Michael Callahan

Current position
- Title: Men's head coach
- Team: Washington

Biographical details
- Alma mater: University of Washington History (1996)

Coaching career (HC unless noted)
- 2001–: Washington (intern)
- 2004–2007: Washington (freshman)
- 2007–present: Washington

Accomplishments and honors

Awards
- Pacific-10 All-conference (1996); 12x Pac-10/12 Coach of the Year (2008, 2010–2015, 2017-19, 2021, 2024); USRowing Man of Year (2013);

= Michael Callahan (rowing) =

American rowing coach

Michael Callahan is the men's rowing head coach at the University of Washington.

==Early life==
Callahan grew up in six states, including Washington while his father was stationed at Naval Submarine Base Bangor as a U.S. Navy Submarine Captain. He won a gold medal at the 1992 World Rowing Championships in Montreal while competing in the Junior Men's Eight.

==College and later rowing==
Callahan attended the University of Washington where he earned a degree in history. While at Washington, Callahan won four Pacific-10 championships, earned the Ky-Ebright trophy in the Men's Varsity Eight three times, and was both captain and commodore of the 1996 team. In 1995 and 1996 his crews won a bronze and silver medal in the Men's Varsity Eight at IRA National Championships. In 1996, he was named Pacific-10 All-Conference.

Between 1997 and 2002, he stroked three U.S. National Team boats at the World Championships. Callahan was a medalist at the 1999 Pan American Games and 2000 World Rowing Cup, and a member of the 2004 U.S. Olympic Rowing Team.

==Coaching==
In 2001, Callahan accepted a coaching internship at Washington under his former coach, Bob Ernst. After the 2004 Olympic Games, Callahan became the UW freshman coach. He was named the men's head coach prior to the 2007–2008 season, taking over for Ernst who became the women's coach.

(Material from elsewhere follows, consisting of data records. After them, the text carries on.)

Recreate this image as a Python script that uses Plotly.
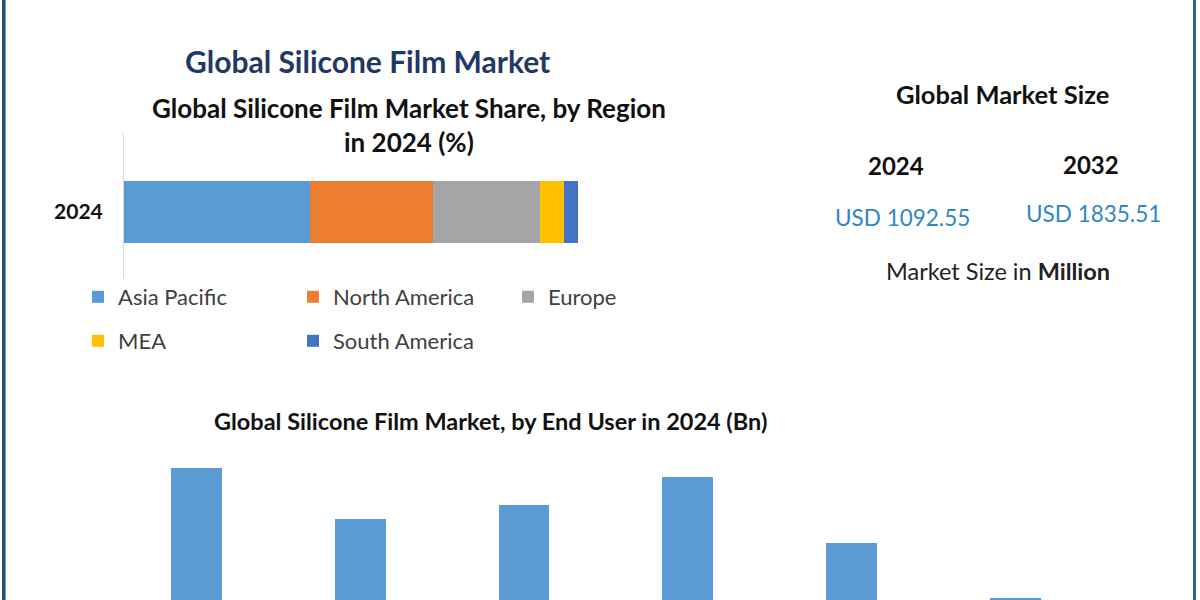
import plotly.graph_objects as go

W, H = 1200, 600

# ---------------- data ----------------
regions = ["Asia Pacific", "North America", "Europe", "MEA", "South America"]
region_share = [41.0, 27.1, 23.6, 5.3, 3.0]
region_colors = ["#5b9bd5", "#ed7d31", "#a5a5a5", "#ffc000", "#4472c4"]
share_year = ["2024"]

end_users = ["Electronics", "Automotive", "Medical", "Packaging", "Industrial", "Others"]
end_user_value = [0.280, 0.185, 0.211, 0.263, 0.141, 0.040]

size_years = ["2024", "2032"]
size_values = ["USD 1092.55", "USD 1835.51"]

FONT = "Lato"


def px(x):
    return x / W


def py(y):
    return 1 - y / H


fig = go.Figure()

# stacked region share bar
for i, (name, val, col) in enumerate(zip(regions, region_share, region_colors)):
    fig.add_trace(go.Bar(
        x=[val], y=share_year, orientation="h", name=name,
        marker=dict(color=col, line=dict(width=0)),
        xaxis="x", yaxis="y",
        legend="legend" if i < 3 else "legend2",
        hoverinfo="skip",
    ))

# end-user bars
fig.add_trace(go.Bar(
    x=end_users, y=end_user_value, marker=dict(color="#5b9bd5", line=dict(width=0)),
    xaxis="x2", yaxis="y2", showlegend=False, hoverinfo="skip", width=0.31,
))

legend_font = dict(family=FONT, size=22, color="#404040")

fig.update_layout(
    width=W, height=H,
    margin=dict(l=0, r=0, t=0, b=0),
    paper_bgcolor="white", plot_bgcolor="white",
    barmode="stack",
    bargap=0.572,
    showlegend=True,
    legend=dict(orientation="h", x=px(78), y=py(297), xanchor="left", yanchor="middle",
                font=legend_font, entrywidth=170, traceorder="normal",
                bgcolor="rgba(0,0,0,0)"),
    legend2=dict(orientation="h", x=px(78), y=py(341), xanchor="left", yanchor="middle",
                 font=legend_font, entrywidth=170, traceorder="normal",
                 bgcolor="rgba(0,0,0,0)"),
    xaxis=dict(domain=[px(124), px(578)], range=[0, 100], visible=False, fixedrange=True),
    yaxis=dict(domain=[py(278), py(133)], type="category", range=[-0.455, 0.545],
               showline=True, linecolor="#d9d9d9", linewidth=1, ticks="",
               showgrid=False, zeroline=False, ticklabelstandoff=16,
               tickfont=dict(family=FONT, size=21, color="#111111", weight="bold")),
    xaxis2=dict(domain=[px(114.6), px(1097)], anchor="y2", showticklabels=False,
                showline=False, showgrid=False, zeroline=False, ticks=""),
    yaxis2=dict(domain=[0, py(440)], anchor="x2", range=[0.0367, 0.3305],
                visible=False),
)

ann = []


def text(x, y, s, size, color="#111111", bold=False, family=FONT):
    ann.append(dict(x=px(x), y=py(y), xref="paper", yref="paper", text=s, showarrow=False,
                    xanchor="center", yanchor="middle",
                    font=dict(family=family, size=size, color=color,
                              weight="bold" if bold else "normal")))


text(367, 61, "Global Silicone Film Market", 30, "#1f3864", True)
text(409, 108, "Global Silicone Film Market Share, by Region", 26, "#111111", True)
text(409, 142, "in 2024 (%)", 26, "#111111", True)
text(1002, 94, "Global Market Size", 25.5, "#111111", True)
text(896, 166, size_years[0], 24, "#111111", True)
text(1091, 164, size_years[1], 24, "#111111", True)
text(902, 217, size_values[0], 22.5, "#2f86c6", False)
text(1093, 213, size_values[1], 22.5, "#2f86c6", False)
text(998, 271, "Market Size in <b>Million</b>", 23.5, "#222222", False)
text(490, 421, "Global Silicone Film Market, by End User in 2024 (Bn)", 23.5, "#111111", True)

fig.update_layout(annotations=ann)

# frame lines
fig.add_shape(type="line", xref="paper", yref="paper", x0=px(3.5), x1=px(3.5), y0=0, y1=1,
              line=dict(color="#2c4d6e", width=3))
fig.add_shape(type="line", xref="paper", yref="paper", x0=px(5.5), x1=px(5.5), y0=0, y1=1,
              line=dict(color="#7aa7d6", width=1))
fig.add_shape(type="line", xref="paper", yref="paper", x0=px(1194.5), x1=px(1194.5), y0=0, y1=1,
              line=dict(color="#3a5f84", width=3))

fig.write_html("out.html")
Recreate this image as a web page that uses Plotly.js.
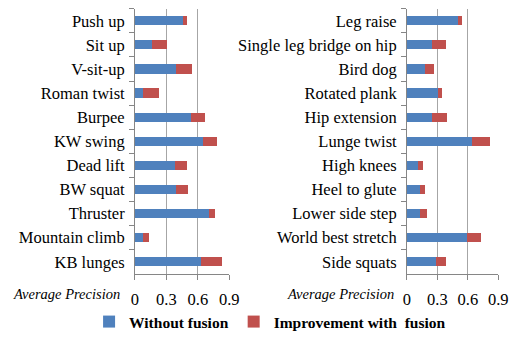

Callahan has been named the Pac-12 Coach of the Year 10 times (2008, 2010, 2011, 2012, 2013, 2014, 2015, 2017, 2018, 2019) and has led the Huskies to Intercollegiate Rowing Association varsity eight national championships six times (2009, 2011, 2012, 2013, 2014, 2015), including an unprecedented five consecutive seasons from 2011 to 2015. Under Callahan, the UW men have won the James Ten Eyck Memorial Trophy (for overall points leader at IRAs) in 12 of his 13 seasons, including the last eight of a nine-year streak (2007–15) by Washington, also unprecedented in the history of the IRA Regatta.

Callahan was named Man of Year in 2013 by USRowing.

He led a United States Under-23 men's boats in 2005, 2006, 2007, 2008 (gold), 2011, 2012 (silver), 2017 (bronze), 2018 (gold).

At the senior level, Callahan coached the U.S. pair of Charlie Cole and Glenn Ochal to the A Final at the 2014 Senior World Championships in Amsterdam (marking the United States’ first appearance in the 2-A Final since 2009.)

During Callahan's tenure, Washington has also sent six boats to the prestigious Henley Royal Regatta in England. At Henley, the Huskies won the Temple Challenge Cup (2010, 2012, 2018), Prince Albert Cup (2015) and in 2013 the Varsity 8+ earned world-wide recognition by making it to the final of the Grand Challenge Cup, where the crew would have set a course record had they not been narrowly beaten by World Champion Great Britain crew. In 2024, UW's IRA-champion varsity eight competed in the Grand Challenge Cup at Henley, falling in the final.

Also in 2024, Callahan served as head coach of the United States' men's eight that competed at the 2024 Olympic Games in Paris. That crew qualified for the Olympics by winning the Final Olympic Qualification Regatta in Lucerne in May, 2024. At the Olympics later that summer, the U.S. men's eight won its heat to advance directly to the A final. In the A final, the U.S. won the bronze medal, finishing behind Great Britain (gold) and the Netherlands (silver).

Following the 2024 Olympic Games, where a total of 11 UW men's and women's rowing alumni earned medals, Callahan was awarded with the Order of Ikkos by the U.S. Olympic Committee.

==Personal life==
Callahan and his wife, Joanna, are the parents of two daughters, Ellison and Maja. Joanna was a four-year varsity letter winner for Yale Women's Crew and earned a master's degree at the London School of Economic before graduating from law school at the University of Washington. Joanna's mother, Andy, was a co-captain of the UW track team while father, Mike Hess, was twice UW crew Captain and a member of the UW Hall of Fame.